Releasing Carbonite

Two types of releases are performed:

  • Sprint releases, which are made at the end of each 2-week long sprint

  • Patch releases, which can be made at any time and include only fixes for a previous release

For every release, a git tag of the form v{version-number} is created on the appropriate commit. This will trigger an automatic promotion of the build artifacts previously published from that commit into “officially versioned” artifacts. For example, if the commit SHA started with baadf00d the originally published artifact would include this information, along with branch name and CI system used to make the artifact. After the tag has been made the version will simply be the {version-number} specified in the git tag. This creates a clear distinction between in-development builds and official releases. Official releases are the only artifacts that will have the short form version (no hash, no build number, etc). Please understand that all that information is still available inside the artifact, if needed.

Sprint releases are always made from the default branch (main/master). These releases will never have a patch number set, they will end with a .0.

Patch releases are made to deliver bug fixes. They must always have a patch number. A patch to the latest release can be delivered from the default branch if only bug fixes have been added to that branch. Otherwise a branch must be created from the version tag which was originally created for the release that needs fixing. This branch should be named patch/{version}. Note that you do not include the patch number in the {version} used to name the branch. This allows us to release multiple successive patches to the same sprint release from that branch. Each patch release will increment the patch number and have an associated git tag that includes the full version number (including patch number).

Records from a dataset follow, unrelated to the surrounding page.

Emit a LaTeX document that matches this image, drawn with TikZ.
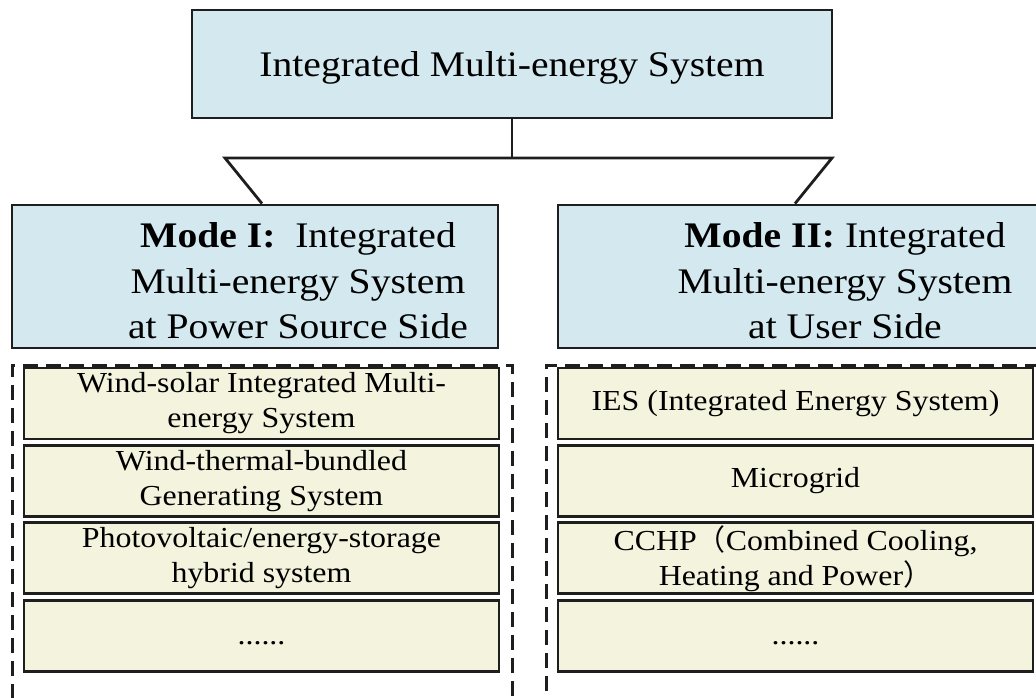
\documentclass[tikz,border=0pt]{standalone}
\usepackage{fontspec}
\setmainfont{Liberation Serif}[FakeStretch=1.1]
\newfontfamily\cjk{Noto Sans CJK SC}
\usepackage{tikz}
\usetikzlibrary{positioning}
\definecolor{modeblue}{HTML}{D3E9EF}
\definecolor{itemcream}{HTML}{F3F3DE}
\definecolor{edgegray}{HTML}{1E1E1E}
\tikzset{topbox/.style = {draw=edgegray, line width=2.8pt, fill=modeblue, inner sep=0,
    minimum width=640pt, minimum height=108pt, text depth=0pt,
    font=\fontsize{36}{45}\selectfont}}
\tikzset{modebox/.style = {draw=edgegray, line width=2.8pt, fill=modeblue, inner sep=0,
    minimum width=486pt, minimum height=143pt}}
\tikzset{modetext/.style = {inner sep=0, align=center, font=\fontsize{36}{45.5}\selectfont}}
\tikzset{groupbox/.style = {draw=edgegray, line width=3pt, dash pattern=on 15pt off 8pt,
    inner sep=0, minimum width=500pt, minimum height=360pt}}
\tikzset{itembox/.style = {draw=edgegray, line width=2.8pt, fill=itemcream, inner sep=0,
    minimum width=475pt, minimum height=71pt, align=center,
    font=\fontsize{29}{35}\selectfont}}
\tikzset{link/.style = {draw=edgegray, line width=2.8pt}}
\newcommand{\moredots}{\raisebox{-9pt}[0pt][0pt]{......}}

\begin{document}
\begin{tikzpicture}[x=1pt, y=-1pt]
    \useasboundingbox (0,0) rectangle (1036,698);
    \node [topbox] (ims) at (512, 64) {Integrated Multi-energy System};

    % the two modes
    \node [modebox] (mode1) at (255, 276.5) {};
    \node [modebox] (mode2) at (801, 276.5) {};
    \node [modetext] (mode1txt) at (298, 281) {\textbf{Mode I:}\ \ Integrated\\Multi-energy System\\at Power Source Side};
    \node [modetext] (mode2txt) at (845, 281) {\textbf{Mode II:} Integrated\\Multi-energy System\\at User Side};

    % fork from the top box
    \coordinate (fork) at (512, 158);
    \coordinate (forkL) at (225, 158);
    \coordinate (forkR) at (832, 158);
    \draw [link] (ims.south) -- (fork);
    \draw [link, line join=miter] ([xshift=7pt]mode1.north) -- (forkL) -- (forkR) -- ([xshift=-6pt]mode2.north);

    % dashed groups
    \node [groupbox] (srcgroup) at (262, 545) {};
    \node [groupbox, minimum width=504pt] (usrgroup) at (798, 545) {};

    \foreach \i/\txt in {1/{Wind-solar Integrated Multi-\\energy System},
                         2/{Wind-thermal-bundled\\Generating System},
                         3/{Photovoltaic/energy-storage\\hybrid system},
                         4/{\moredots}}{
      \node [itembox] (src\i) at (261.5, 403.5 + 77.4*\i - 77.4) {\txt};
    }
    \foreach \i/\txt in {1/{IES (Integrated Energy System)},
                         2/{Microgrid},
                         3/{CCHP{\cjk （}Combined Cooling,\\Heating and Power{\cjk ）}},
                         4/{\moredots}}{
      \node [itembox] (usr\i) at (795.5, 403.5 + 77.4*\i - 77.4) {\txt};
    }
\end{tikzpicture}
\end{document}
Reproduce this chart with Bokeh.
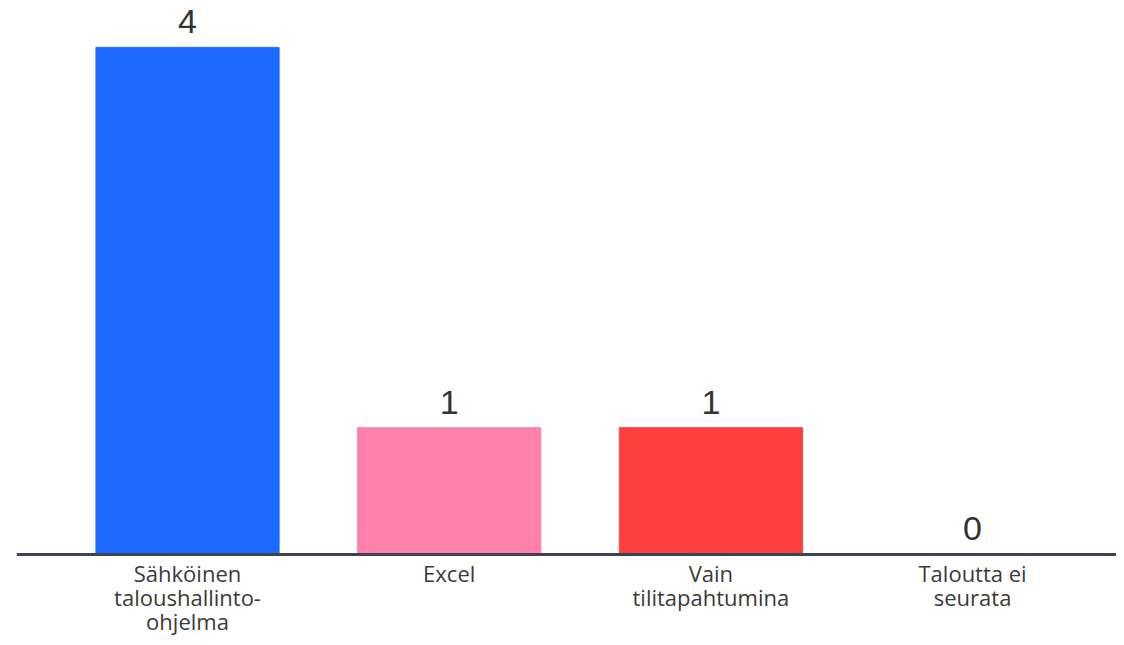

Carbonite follows a romantic versioning scheme (in contrast to a semantic versioning scheme). It is inspired by the NVIDIA GPU driver and is one-hundred based. We will only use the patch number (fractional in this scheme) for patching, so every sprint release we will bump the 100-based number. This means that officially released artifacts from sprint release will take the form of h.0 (where h is a number between 100 and 999) while officially released artifacts from a patch release will take the form of h.n where n > 0. Every sprint release will increment h by one. We envision moving Carbonite to semantic versioning in the future, once we have fully converted to Omniverse Native Interfaces.

Once a release has been made, the version number in VERSION file must be increased if further development is planned on that branch. If the next release is a sprint release then the hundred-based number is simply incremented by one. If patch number was set, it is removed. On a patch branch, the patch number is incremented by one. Note that incrementing on a patch branch post release is only needed if further patches are planned.

You will have noticed in the previous paragraph that there was a mention of the possibility that the patch number was set on the default branch. You may be wondering how that is possible. The scenario is as follows. The development team hasn’t submitted any new feature work in the default branch, only bug fixes. A request comes in to urgently patch the latest sprint release with these bug fixes. In that case it makes the most sense to deploy the patch from the default branch by simply adjusting the VERSION file to match. That being said, if there is a strict requirement from customers to only include a single bug fix and no other bug fixes this would not work and we would follow the regular flow. That is, we would create a patch branch from the release tag, set the VERSION for a patch release and cherry-pick the fix to that branch.

Note

The above applies to CHANGES.md as well. The the next release version is used as the heading of a new section at the top of the file immediately after a release. The top section in CHANGES.md must always have the same version number as in VERSION. Once we have the capability to automatically generate release notes (from MR/commit messages) the version number in VERSION will become the single source of truth.